** Begin **

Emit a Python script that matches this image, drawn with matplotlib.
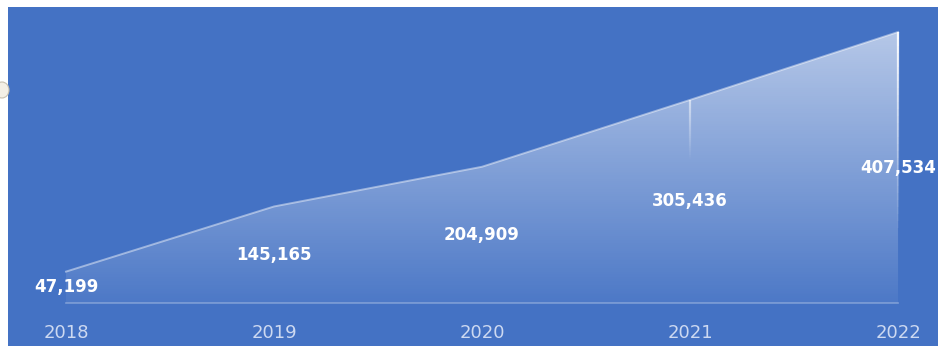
import numpy as np
import matplotlib
matplotlib.use('Agg')
import matplotlib.pyplot as plt
from matplotlib.patches import Polygon, Ellipse
from matplotlib.collections import LineCollection
import matplotlib.transforms as mtransforms

# data
years = ['2018', '2019', '2020', '2021', '2022']
values = [47199, 145165, 204909, 305436, 407534]

BG = '#4472c4'

fig = plt.figure(figsize=(9.38, 3.48), dpi=100, facecolor='white')
# blue panel (white strip top/left like the screenshot)
ax = fig.add_axes([8 / 938, 2 / 348, 930 / 938, 339 / 348])
ax.set_facecolor(BG)
for s in ax.spines.values():
    s.set_visible(False)
ax.set_xticks([])
ax.set_yticks([])

x = np.arange(len(years))
ymax = max(values)
ax.set_xlim(-0.279, 4.192)
ax.set_ylim(-64664, 445134)

# gradient fill under the line, clipped to the area polygon
verts = [(x[0], 0)] + list(zip(x, values)) + [(x[-1], 0)]
poly = Polygon(verts, closed=True, facecolor='none', edgecolor='none')
ax.add_patch(poly)
grad = np.linspace(0, 1, 256).reshape(-1, 1)
img = np.ones((256, 1, 4))
img[:, :, 3] = 0.05 + 0.56 * grad
im = ax.imshow(img, extent=[x[0], x[-1], 0, ymax], origin='lower',
               aspect='auto', interpolation='bilinear', zorder=2)
im.set_clip_path(poly)

# top edge
ax.plot(x, values, color='white', alpha=0.45, lw=1.4, zorder=3)
# baseline
ax.plot([x[0], x[-1]], [0, 0], color='white', alpha=0.3, lw=1.2, zorder=3)

# fading drop lines at 2021 / 2022
def drop(xi, top, bottom, a0):
    ys = np.linspace(top, bottom, 30)
    segs = [[(xi, ys[k]), (xi, ys[k + 1])] for k in range(len(ys) - 1)]
    alphas = np.linspace(a0, 0.0, len(segs))
    cols = [(1, 1, 1, a) for a in alphas]
    ax.add_collection(LineCollection(segs, colors=cols, linewidths=1.6, zorder=4))

drop(x[3], values[3], values[3] * 0.7, 0.55)
drop(x[4], values[4], values[4] * 0.25, 0.95)

# data labels (centered in the area)
for xi, v in zip(x, values):
    ax.text(xi, v / 2, f'{v:,}', ha='center', va='center', color='white',
            fontsize=12, fontweight='bold', zorder=5, clip_on=False)

# category labels
trans = mtransforms.blended_transform_factory(ax.transData, ax.transAxes)
for xi, yr in zip(x, years):
    ax.text(xi, 0.038, yr, transform=trans, ha='center', va='center',
            color='#cdd9f1', fontsize=13, zorder=5, clip_on=False)

# small round artefact on the left edge
fig.patches.append(Ellipse((2 / 938, 1 - 90 / 348), 14 / 938, 16 / 348,
                           transform=fig.transFigure, facecolor='#f4efe6',
                           edgecolor='#c8c0b0', lw=0.8))

fig.savefig('out.png', dpi=100, facecolor='white')
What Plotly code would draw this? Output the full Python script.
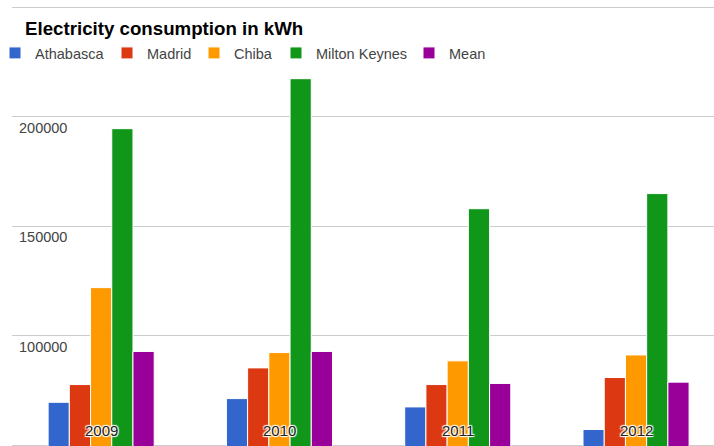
import plotly.graph_objects as go

years = ["2009", "2010", "2011", "2012"]
athabasca = [69700, 71400, 67600, 57300]
madrid = [77800, 85400, 77800, 81000]
chiba = [122000, 92400, 88600, 91300]
milton_keynes = [194500, 217300, 158000, 164900]
mean = [92900, 92900, 78300, 78900]

series_names = ["Athabasca", "Madrid", "Chiba", "Milton Keynes", "Mean"]
series_values = [athabasca, madrid, chiba, milton_keynes, mean]
colors = ["#3366cc", "#dc3912", "#ff9900", "#109618", "#990099"]

y_ticks = [100000, 150000, 200000]
y_tick_labels = ["100000", "150000", "200000"]
y_min, y_max = 50000, 250000

W, H = 714, 449          # a little taller than the 446px window so the base gridline shows
TOP = 4
FONT = "Arial, 'Liberation Sans', sans-serif"
k = (y_max - y_min) / 438.5   # value per pixel

# legend square left edges in the reference (px) -> one legend per series
legend_square_px = [12, 124, 211, 293, 426]

fig = go.Figure()
for i, (name, vals, col) in enumerate(zip(series_names, series_values, colors)):
    fig.add_trace(go.Bar(
        x=years, y=vals, name=name,
        legend="legend" if i == 0 else f"legend{i + 1}",
        marker=dict(color=col, line=dict(color="white", width=1)),
    ))

annotations = []
for v, t in zip(y_ticks, y_tick_labels):
    annotations.append(dict(
        x=5 / 702, xref="paper", xanchor="left",
        y=v, yref="y", yanchor="top", yshift=-1,
        text=t, showarrow=False,
        font=dict(family=FONT, size=14.5, color="#444444"),
    ))
for idx, yr in enumerate(years):
    annotations.append(dict(
        x=idx, xref="x", y=y_min, yref="y", yanchor="bottom", yshift=5,
        text=yr, showarrow=False,
        font=dict(family=FONT, size=15, color="#222222",
                  shadow="1px 1px 1px #fff, -1px -1px 1px #fff, 1px -1px 1px #fff, -1px 1px 1px #fff"),
    ))

legend_common = dict(orientation="h", xref="paper", xanchor="left",
                     yref="container", y=1 - 53 / H, yanchor="middle",
                     font=dict(family=FONT, size=14.5, color="#444444"),
                     bgcolor="rgba(0,0,0,0)")
legends = {}
for i, px in enumerate(legend_square_px):
    key = "legend" if i == 0 else f"legend{i + 1}"
    legends[key] = dict(legend_common, x=(px - 3 - 14 - 12) / 702)

fig.update_layout(
    width=W, height=H,
    margin=dict(l=12, r=0, t=TOP, b=0, autoexpand=False),
    paper_bgcolor="white", plot_bgcolor="white",
    barmode="group", bargap=0.405, bargroupgap=0,
    title=dict(text="<b>Electricity consumption in kWh</b>",
               xref="container", x=25 / W, xanchor="left",
               yref="container", y=1 - 28 / H, yanchor="middle",
               font=dict(family=FONT, size=18.7, color="#000000")),
    xaxis=dict(type="category", range=[-0.5, -0.5 + 702 / 178.3], showticklabels=False,
               showgrid=False, zeroline=False, showline=False, fixedrange=True),
    yaxis=dict(range=[y_min - 3.5 * k, y_max + 3 * k], tick0=0, dtick=50000,
               showticklabels=False, showgrid=True, gridcolor="#cccccc", gridwidth=1,
               zeroline=False, showline=False),
    annotations=annotations,
    showlegend=True,
    **legends,
)

fig.write_html("out.html", config={"displayModeBar": False},
               post_script="document.body.style.margin='0';document.body.style.overflow='hidden';")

** End **

» Work to be completed
Within the data above, pick out all lines holding the word "this".

» Exercise output
Emit a Python script that matches this image, drawn with matplotlib.
What Plotly code would draw this? Output the full Python script.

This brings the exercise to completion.